What goes in a good negative prompt
Effective negative prompts tend to cluster around a few recurring problems. The right list depends on the model and the subject, and longer is not always better — some models respond well to a dozen terms while newer ones need only a handful.
- Anatomy errors: extra fingers, fused hands, malformed limbs, asymmetric eyes.
- Quality defects: blur, low resolution, noise, JPEG artifacts, oversharpening.
- Unwanted content: text, watermark, logo, signature, frame, border.
- Style drift: cartoon, painting, 3D render, illustration when you want photorealism.
- Garment problems: distorted print, smeared pattern, wrong sleeve length, fabric melting into skin.
Negative prompt vs. positive prompt
The two work together and neither replaces the other. The positive prompt carries the creative intent: who the model is, what they wear, the pose, the light. The negative prompt is a guardrail that trims the long tail of bad outputs. Trying to encode everything in the positive prompt makes it bloated and harder to follow, while a focused negative prompt cleans up the predictable mistakes without diluting the main description.

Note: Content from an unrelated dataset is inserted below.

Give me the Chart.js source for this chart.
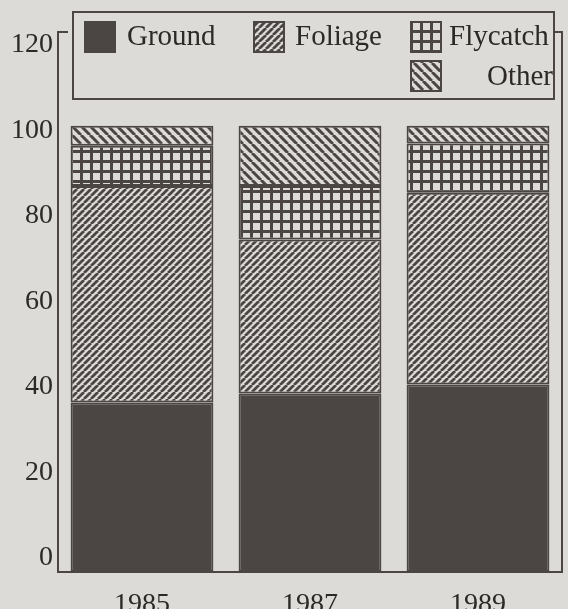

Why negative prompts matter for fashion ecommerce
Fashion imagery has a low tolerance for visual errors. A shopper deciding whether to buy a blazer will notice a warped lapel, a hand with six fingers, or a print that has smeared across a seam, and any of those kills trust in the product. Negative prompts are the practical tool for suppressing exactly the artifacts that show up most often on garments and on the parts of a body people scan first.
At catalog scale this is an economics question. A pipeline that needs ten regenerations per usable shot is slow and expensive; one tuned with the right negative prompt for the model and garment type might land a clean result in two or three. WearView's generation workflow applies negative prompting under the hood so the studio garment stays sharp and the generated figure around it stays plausible, which keeps the regeneration count low across hundreds of products.
Practical takeaway
Treat the negative prompt as a reusable template, not an afterthought. Build a short base list for your model and subject, add garment-specific terms when a particular fabric or print keeps breaking, and trim anything that does not measurably improve results. A tuned negative prompt is one of the most effective settings for getting consistent, clean on-model photography.